╔══

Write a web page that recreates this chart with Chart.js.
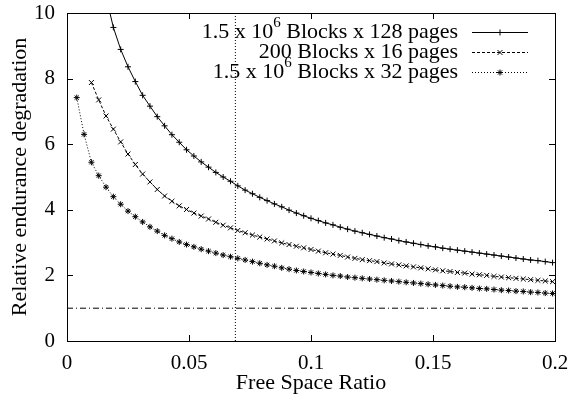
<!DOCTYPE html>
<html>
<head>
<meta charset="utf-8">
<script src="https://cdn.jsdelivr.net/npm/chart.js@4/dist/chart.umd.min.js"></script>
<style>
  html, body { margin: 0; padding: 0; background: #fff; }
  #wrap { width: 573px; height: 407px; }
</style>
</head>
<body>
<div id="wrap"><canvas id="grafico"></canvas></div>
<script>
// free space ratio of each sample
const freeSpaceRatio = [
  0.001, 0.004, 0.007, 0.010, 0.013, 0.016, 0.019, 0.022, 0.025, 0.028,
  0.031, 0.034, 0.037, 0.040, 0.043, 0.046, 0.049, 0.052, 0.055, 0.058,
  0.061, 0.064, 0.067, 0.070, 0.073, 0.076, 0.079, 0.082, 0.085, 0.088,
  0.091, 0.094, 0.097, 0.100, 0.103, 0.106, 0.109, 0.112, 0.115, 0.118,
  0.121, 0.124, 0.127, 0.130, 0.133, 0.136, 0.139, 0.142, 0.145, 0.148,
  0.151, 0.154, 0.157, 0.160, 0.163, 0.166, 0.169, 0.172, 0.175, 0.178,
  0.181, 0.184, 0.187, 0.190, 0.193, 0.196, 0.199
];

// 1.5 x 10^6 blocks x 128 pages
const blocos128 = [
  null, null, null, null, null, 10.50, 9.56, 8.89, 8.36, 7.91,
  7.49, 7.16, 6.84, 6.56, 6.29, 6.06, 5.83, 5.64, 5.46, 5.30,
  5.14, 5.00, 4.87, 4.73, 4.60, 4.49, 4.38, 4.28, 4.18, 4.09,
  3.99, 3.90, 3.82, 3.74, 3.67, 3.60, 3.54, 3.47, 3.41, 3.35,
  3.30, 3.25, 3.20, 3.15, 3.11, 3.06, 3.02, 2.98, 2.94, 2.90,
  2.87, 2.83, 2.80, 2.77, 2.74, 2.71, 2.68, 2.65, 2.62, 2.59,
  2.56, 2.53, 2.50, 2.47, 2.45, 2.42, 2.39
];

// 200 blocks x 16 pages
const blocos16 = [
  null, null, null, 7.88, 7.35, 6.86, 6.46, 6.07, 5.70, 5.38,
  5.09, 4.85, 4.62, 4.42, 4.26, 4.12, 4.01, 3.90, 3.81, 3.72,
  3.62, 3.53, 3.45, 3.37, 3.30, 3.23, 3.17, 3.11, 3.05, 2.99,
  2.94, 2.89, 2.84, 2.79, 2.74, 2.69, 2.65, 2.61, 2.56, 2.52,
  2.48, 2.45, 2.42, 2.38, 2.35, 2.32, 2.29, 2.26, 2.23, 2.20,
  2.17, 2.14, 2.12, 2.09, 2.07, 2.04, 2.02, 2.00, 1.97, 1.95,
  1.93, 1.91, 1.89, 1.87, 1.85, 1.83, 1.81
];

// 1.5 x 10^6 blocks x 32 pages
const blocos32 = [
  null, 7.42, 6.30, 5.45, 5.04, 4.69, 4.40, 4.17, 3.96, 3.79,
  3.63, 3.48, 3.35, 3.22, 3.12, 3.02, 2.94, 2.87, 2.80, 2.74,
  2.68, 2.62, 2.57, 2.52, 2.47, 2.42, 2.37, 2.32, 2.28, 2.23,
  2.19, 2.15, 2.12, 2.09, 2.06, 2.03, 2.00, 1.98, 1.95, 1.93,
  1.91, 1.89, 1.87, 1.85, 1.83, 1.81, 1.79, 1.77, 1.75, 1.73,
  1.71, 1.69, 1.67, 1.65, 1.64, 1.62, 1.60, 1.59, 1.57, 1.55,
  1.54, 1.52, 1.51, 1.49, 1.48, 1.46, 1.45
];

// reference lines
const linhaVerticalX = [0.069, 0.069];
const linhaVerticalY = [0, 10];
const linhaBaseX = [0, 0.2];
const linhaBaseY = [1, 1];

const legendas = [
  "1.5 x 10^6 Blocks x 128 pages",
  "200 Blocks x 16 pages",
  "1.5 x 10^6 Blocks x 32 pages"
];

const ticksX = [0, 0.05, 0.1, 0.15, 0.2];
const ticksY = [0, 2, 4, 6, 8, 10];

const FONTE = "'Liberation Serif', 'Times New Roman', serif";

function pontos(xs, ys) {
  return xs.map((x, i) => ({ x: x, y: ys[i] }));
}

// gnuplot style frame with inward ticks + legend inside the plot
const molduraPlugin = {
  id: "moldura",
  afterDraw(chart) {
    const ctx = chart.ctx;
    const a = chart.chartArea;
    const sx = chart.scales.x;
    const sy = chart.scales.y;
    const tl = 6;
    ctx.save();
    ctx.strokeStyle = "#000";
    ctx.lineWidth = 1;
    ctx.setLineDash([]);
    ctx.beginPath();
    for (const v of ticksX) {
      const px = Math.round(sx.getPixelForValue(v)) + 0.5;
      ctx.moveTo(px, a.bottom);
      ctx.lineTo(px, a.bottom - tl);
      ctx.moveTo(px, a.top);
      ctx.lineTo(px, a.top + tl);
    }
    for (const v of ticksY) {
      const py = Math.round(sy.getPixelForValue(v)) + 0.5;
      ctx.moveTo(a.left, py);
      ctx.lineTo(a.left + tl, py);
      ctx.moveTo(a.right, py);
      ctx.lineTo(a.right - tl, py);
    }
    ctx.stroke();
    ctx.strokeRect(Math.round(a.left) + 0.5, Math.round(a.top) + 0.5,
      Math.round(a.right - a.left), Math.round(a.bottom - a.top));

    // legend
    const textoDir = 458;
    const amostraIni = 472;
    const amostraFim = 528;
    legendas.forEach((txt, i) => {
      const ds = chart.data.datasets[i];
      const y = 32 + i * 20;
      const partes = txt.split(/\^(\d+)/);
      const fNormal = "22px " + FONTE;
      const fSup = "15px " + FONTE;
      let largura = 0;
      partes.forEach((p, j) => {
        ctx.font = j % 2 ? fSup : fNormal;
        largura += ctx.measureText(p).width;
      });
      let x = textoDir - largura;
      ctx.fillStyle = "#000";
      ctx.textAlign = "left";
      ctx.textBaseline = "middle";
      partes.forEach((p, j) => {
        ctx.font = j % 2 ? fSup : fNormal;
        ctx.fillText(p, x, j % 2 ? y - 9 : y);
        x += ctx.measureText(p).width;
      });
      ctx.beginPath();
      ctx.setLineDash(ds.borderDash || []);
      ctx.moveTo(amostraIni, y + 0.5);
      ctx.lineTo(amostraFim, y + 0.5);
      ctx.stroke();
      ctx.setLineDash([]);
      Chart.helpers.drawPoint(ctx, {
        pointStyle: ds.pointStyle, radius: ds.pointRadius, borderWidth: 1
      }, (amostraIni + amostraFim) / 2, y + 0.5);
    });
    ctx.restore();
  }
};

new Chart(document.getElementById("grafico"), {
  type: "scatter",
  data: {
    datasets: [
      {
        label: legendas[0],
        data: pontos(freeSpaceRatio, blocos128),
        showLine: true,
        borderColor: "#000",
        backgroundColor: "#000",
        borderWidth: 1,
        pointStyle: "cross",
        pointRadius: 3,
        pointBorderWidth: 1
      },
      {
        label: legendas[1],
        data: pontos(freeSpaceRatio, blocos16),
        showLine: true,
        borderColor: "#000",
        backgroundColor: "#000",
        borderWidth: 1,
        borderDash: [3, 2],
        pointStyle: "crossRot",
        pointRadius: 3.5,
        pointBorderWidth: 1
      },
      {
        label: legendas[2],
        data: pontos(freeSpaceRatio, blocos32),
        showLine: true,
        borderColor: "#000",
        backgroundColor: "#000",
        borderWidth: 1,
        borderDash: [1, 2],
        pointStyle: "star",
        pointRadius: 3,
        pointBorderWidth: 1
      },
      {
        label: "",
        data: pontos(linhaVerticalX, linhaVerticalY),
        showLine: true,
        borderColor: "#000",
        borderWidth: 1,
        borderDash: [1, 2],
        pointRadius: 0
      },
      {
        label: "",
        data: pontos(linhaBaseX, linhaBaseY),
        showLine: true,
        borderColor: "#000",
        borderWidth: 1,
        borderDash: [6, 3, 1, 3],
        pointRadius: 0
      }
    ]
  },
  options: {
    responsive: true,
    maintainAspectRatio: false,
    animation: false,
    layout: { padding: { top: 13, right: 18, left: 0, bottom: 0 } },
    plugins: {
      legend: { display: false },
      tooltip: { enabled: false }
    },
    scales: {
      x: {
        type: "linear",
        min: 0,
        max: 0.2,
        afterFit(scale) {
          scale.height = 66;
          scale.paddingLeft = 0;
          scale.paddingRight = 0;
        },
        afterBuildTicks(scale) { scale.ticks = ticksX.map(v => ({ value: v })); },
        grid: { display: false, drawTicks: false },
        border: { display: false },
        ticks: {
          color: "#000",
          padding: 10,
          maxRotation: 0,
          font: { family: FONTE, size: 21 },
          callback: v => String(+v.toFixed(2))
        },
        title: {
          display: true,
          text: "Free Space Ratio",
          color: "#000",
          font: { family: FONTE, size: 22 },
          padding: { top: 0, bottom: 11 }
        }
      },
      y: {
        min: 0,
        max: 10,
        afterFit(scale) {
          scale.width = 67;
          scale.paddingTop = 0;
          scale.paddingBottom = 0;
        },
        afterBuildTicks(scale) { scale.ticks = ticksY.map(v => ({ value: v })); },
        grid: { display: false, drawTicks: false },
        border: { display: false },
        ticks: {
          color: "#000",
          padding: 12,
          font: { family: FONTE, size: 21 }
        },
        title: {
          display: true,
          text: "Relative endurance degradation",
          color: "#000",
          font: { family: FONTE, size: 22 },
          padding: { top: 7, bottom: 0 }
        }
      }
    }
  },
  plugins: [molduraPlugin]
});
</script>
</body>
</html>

╚══

#### [What to work on]
Copy every line of the listing that includes the string "with".

#### [Task response]
Write a web page that recreates this chart with Chart.js.
// gnuplot style frame with inward ticks + legend inside the plot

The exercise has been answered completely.